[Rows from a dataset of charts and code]

[BEGIN]

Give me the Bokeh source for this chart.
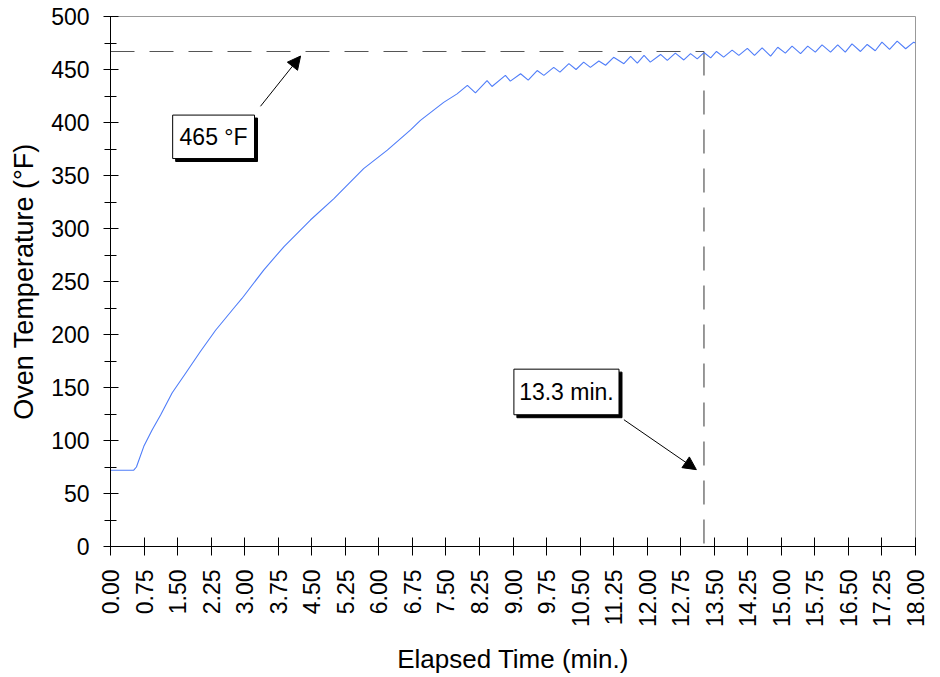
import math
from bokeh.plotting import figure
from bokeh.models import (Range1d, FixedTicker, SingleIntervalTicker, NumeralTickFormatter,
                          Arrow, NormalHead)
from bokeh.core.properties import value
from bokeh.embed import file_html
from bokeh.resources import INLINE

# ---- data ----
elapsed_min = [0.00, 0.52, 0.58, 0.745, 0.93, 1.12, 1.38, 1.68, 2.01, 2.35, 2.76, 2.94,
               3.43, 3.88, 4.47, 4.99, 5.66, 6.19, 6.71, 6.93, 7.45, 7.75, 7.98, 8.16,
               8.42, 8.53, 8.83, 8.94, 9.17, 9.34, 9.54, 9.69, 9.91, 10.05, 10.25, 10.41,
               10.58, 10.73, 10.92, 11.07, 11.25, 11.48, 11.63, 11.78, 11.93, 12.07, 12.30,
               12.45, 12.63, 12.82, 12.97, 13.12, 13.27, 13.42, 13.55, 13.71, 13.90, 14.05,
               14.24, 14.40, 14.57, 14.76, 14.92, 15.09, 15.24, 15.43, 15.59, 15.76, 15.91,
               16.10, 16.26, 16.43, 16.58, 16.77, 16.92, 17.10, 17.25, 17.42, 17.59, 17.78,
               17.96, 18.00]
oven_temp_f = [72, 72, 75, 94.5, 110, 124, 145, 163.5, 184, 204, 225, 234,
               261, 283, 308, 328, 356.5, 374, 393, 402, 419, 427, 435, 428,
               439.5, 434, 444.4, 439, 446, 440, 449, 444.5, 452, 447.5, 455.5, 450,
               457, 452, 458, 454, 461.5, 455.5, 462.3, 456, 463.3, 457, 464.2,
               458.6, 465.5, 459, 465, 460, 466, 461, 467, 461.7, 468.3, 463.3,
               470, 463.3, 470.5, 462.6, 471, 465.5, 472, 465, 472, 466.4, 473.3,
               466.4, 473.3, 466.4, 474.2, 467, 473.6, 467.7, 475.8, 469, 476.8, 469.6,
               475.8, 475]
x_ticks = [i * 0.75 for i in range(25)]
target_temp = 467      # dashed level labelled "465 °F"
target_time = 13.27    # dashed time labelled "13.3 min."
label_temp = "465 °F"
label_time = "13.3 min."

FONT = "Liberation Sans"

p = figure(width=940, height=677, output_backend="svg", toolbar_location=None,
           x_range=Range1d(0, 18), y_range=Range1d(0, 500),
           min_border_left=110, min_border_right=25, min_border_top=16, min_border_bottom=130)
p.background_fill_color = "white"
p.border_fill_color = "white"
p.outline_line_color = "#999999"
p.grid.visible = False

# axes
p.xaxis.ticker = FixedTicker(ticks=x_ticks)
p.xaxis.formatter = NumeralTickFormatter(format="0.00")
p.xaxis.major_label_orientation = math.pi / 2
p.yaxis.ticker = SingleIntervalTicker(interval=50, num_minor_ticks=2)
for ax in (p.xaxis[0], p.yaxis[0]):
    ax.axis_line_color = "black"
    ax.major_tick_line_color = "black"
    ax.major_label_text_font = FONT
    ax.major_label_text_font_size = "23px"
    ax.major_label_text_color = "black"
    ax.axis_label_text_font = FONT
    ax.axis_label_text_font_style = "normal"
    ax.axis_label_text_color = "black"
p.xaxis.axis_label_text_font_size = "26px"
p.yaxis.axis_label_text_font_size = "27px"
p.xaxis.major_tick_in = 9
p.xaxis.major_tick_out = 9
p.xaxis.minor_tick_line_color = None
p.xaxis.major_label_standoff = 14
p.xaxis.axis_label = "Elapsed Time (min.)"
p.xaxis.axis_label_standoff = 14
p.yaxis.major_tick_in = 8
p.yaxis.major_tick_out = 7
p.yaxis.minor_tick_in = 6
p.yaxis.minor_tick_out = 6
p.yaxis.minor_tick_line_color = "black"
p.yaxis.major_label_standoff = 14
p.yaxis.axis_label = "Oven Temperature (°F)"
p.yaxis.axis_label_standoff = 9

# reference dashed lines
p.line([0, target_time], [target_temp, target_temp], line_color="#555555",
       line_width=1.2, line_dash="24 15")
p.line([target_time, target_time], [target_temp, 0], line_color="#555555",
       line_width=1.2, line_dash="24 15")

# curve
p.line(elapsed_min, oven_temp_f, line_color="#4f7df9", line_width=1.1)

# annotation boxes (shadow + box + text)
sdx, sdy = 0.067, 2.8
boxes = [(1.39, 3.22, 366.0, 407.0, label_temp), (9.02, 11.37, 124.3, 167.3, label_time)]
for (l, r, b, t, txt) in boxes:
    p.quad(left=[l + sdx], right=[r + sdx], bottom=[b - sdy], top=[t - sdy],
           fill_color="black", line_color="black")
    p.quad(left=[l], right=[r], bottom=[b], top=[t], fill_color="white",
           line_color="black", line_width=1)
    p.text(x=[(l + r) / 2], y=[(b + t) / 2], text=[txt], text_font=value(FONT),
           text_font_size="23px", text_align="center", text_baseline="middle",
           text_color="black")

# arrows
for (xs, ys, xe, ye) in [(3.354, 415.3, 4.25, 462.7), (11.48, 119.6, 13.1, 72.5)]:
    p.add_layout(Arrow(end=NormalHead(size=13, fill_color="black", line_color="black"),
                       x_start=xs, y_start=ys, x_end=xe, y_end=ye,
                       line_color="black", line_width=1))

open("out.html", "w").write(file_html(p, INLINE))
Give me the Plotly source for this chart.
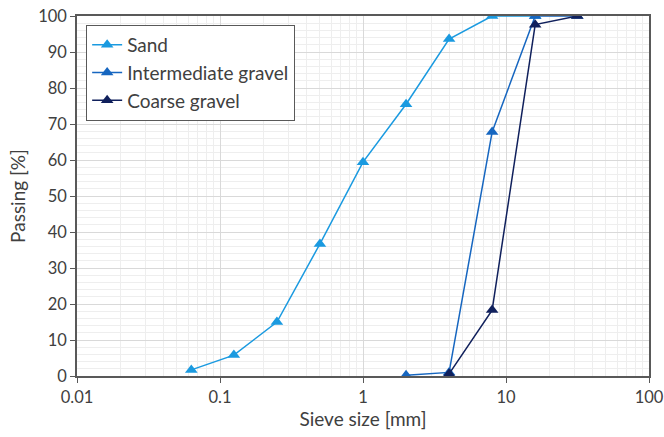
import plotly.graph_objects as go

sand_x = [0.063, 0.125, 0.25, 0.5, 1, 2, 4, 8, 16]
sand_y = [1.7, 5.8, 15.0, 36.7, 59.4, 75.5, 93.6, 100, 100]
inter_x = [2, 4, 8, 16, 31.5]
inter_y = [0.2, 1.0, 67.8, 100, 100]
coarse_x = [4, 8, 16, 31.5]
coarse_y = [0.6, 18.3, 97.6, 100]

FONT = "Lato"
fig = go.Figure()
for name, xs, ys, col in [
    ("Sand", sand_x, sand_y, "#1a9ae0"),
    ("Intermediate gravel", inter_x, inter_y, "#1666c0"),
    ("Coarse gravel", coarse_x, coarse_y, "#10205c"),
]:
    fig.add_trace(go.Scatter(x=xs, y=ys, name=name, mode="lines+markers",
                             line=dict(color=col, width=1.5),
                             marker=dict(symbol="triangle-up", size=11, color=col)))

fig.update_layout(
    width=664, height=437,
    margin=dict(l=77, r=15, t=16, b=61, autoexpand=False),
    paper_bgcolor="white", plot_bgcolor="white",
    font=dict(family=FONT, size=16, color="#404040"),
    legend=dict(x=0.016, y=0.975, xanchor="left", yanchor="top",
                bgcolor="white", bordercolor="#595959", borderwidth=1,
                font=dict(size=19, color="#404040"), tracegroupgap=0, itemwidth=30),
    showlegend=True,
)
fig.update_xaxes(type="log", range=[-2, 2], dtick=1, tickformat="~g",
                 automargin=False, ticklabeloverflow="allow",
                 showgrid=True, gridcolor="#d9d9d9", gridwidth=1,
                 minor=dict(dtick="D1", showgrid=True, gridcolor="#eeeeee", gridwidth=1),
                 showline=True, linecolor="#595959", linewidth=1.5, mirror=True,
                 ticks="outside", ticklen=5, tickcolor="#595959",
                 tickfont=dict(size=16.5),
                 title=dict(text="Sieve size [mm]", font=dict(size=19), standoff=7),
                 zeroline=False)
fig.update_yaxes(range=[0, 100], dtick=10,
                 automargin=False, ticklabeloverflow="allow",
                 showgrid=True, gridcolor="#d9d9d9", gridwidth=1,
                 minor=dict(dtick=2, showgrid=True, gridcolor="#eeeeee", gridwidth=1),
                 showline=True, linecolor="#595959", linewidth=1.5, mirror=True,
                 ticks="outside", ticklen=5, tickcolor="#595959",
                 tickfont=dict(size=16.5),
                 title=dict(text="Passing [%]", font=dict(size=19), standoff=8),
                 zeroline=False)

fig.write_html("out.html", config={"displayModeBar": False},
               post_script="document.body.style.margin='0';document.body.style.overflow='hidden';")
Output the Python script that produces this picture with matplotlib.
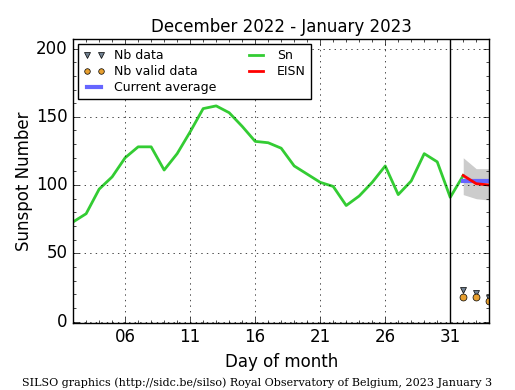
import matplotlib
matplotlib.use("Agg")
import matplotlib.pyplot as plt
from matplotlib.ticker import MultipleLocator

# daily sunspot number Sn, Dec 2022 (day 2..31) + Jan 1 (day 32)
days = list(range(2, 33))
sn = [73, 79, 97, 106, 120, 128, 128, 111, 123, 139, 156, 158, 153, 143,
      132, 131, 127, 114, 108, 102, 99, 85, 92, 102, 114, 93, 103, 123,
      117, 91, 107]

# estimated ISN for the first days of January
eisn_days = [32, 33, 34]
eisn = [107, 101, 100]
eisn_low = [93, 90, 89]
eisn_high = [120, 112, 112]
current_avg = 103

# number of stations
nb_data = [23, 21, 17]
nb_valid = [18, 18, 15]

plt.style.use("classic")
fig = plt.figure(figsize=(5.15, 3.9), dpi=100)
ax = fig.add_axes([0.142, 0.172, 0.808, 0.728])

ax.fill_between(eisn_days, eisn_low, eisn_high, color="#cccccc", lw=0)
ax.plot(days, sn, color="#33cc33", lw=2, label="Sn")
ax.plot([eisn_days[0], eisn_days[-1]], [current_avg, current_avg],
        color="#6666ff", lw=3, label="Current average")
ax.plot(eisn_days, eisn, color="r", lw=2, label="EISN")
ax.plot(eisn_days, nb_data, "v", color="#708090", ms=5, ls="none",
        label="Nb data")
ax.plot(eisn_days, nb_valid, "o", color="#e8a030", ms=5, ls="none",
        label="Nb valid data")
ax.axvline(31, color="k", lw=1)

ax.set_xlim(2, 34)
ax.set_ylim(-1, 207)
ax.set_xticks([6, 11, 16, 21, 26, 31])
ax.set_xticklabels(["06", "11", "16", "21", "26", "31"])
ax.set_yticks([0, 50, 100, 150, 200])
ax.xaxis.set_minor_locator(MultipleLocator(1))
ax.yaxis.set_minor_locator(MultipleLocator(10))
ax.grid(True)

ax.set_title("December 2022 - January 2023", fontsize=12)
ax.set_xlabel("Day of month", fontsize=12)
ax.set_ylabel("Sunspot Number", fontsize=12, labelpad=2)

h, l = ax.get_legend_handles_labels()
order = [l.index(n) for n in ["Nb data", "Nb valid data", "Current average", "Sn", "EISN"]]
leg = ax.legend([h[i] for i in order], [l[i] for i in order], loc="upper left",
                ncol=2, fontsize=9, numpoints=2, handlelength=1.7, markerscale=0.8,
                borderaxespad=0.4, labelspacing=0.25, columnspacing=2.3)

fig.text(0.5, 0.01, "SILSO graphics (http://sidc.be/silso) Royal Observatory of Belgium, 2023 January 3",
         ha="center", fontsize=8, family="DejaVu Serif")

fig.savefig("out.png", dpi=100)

[END]

**To do**
Pictures excluded, give again exactly and only the lines of the material above from the line with "Output the Python" through the line with "from matplotlib.ticker import MultipleLocator".

**Exercise solution**
Output the Python script that produces this picture with matplotlib.
import matplotlib
matplotlib.use("Agg")
import matplotlib.pyplot as plt
from matplotlib.ticker import MultipleLocator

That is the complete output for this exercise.